To perform like a pro, set up your dojo. Use a quiet room, stable internet, and a simple mic that does not hiss. A twenty to thirty dollar USB mic is worth it. Keep your screen clean and notifications off. Practice talk throughs on everyday tasks like logging into email or finding a setting in an app. Move slow, narrate clearly, and do not try to be clever, try to be honest. Most sessions appear midday and early evening, so check boards at the top of each hour. This is a skill game. Your acceptance rate and ratings will rise as your form improves.
The second path is building an audience by reviewing apps people search for. Pick a clear niche and own it. Personal finance apps for students. Habit and productivity apps for freelancers. Fitness trackers for runners. Language learning apps for travelers. Post short, useful reviews and add affiliate links and referral codes in your descriptions. Many finance and productivity apps pay 5 to 20 dollars per signup through networks like Impact, PartnerStack, CJ, or direct referral programs. If you can drive 2 to 5 signups on a weekend review, that is 10 to 100 dollars. String that across a month and you can add 150 to 500 dollars once your content gains traction. Startup cost can be zero. Time to first dollar is often 2 to 6 weeks, depending on how fast your posts rank and get views.

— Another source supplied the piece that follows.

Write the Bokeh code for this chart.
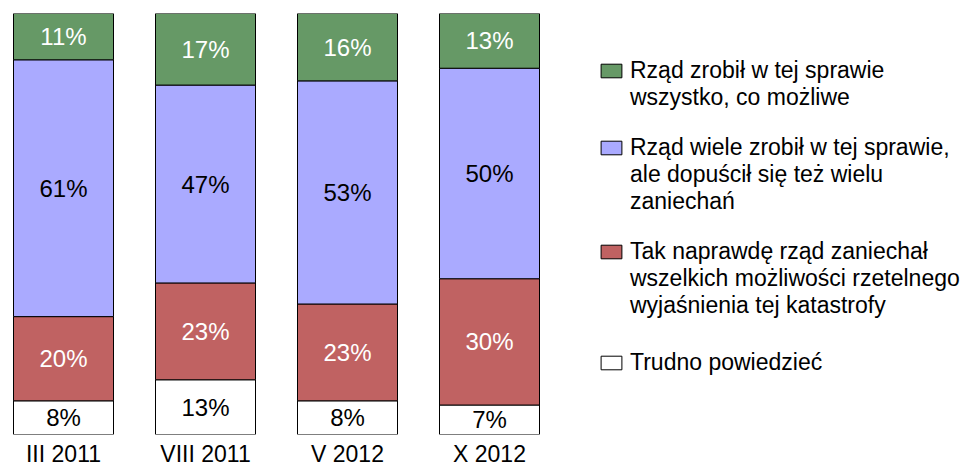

Use a simple repeatable review system. Hook, show, verdict, call to action. In 45 to 90 seconds, say who the app is for, show one killer feature and one drawback, give a crisp verdict, then invite the viewer to grab the link or code. Batch record three to five reviews on Saturday morning and schedule them. Use search phrasing in your titles and captions, like Best budgeting app for college students, Notion vs Todoist for freelancers, or Duolingo alternative for busy parents. Cross post as Shorts, Reels, and TikToks. Clip the same content for a blog post with screenshots. Keep the cadence consistent. Consistency beats brute force.
The strongest move is the hybrid. Use paid app testing for fast cash and skill building, then pour your insights into public reviews that grow over time. A sample 90 day plan looks like this. Week one, pass sample tests, land two paid sessions, and publish your first two short reviews. Week two, add three more tests and two more reviews. Week three and four, apply to higher paying interviews, publish twice a week, and start emailing small app founders for free access in exchange for honest coverage. By month two, aim for 200 to 400 dollars from testing and your first 50 to 150 dollars from affiliates or referrals. Track everything in a simple sheet. Reinvest in a better mic or lighting as you go.
Keep a code of honor. Never post fake reviews. Never promise results you cannot prove. Disclose referrals and sponsorships. In paid testing, do not share private builds or screenshots. On the money side, set aside taxes. This is a craft. Sharpen your voice, your pacing, your eye for what makes an app great. When your form is clean, every session feels smoother, every video hits harder, and every month inches up. Quiet apartment, midnight, that soft chime. That is the sound of your training paying off.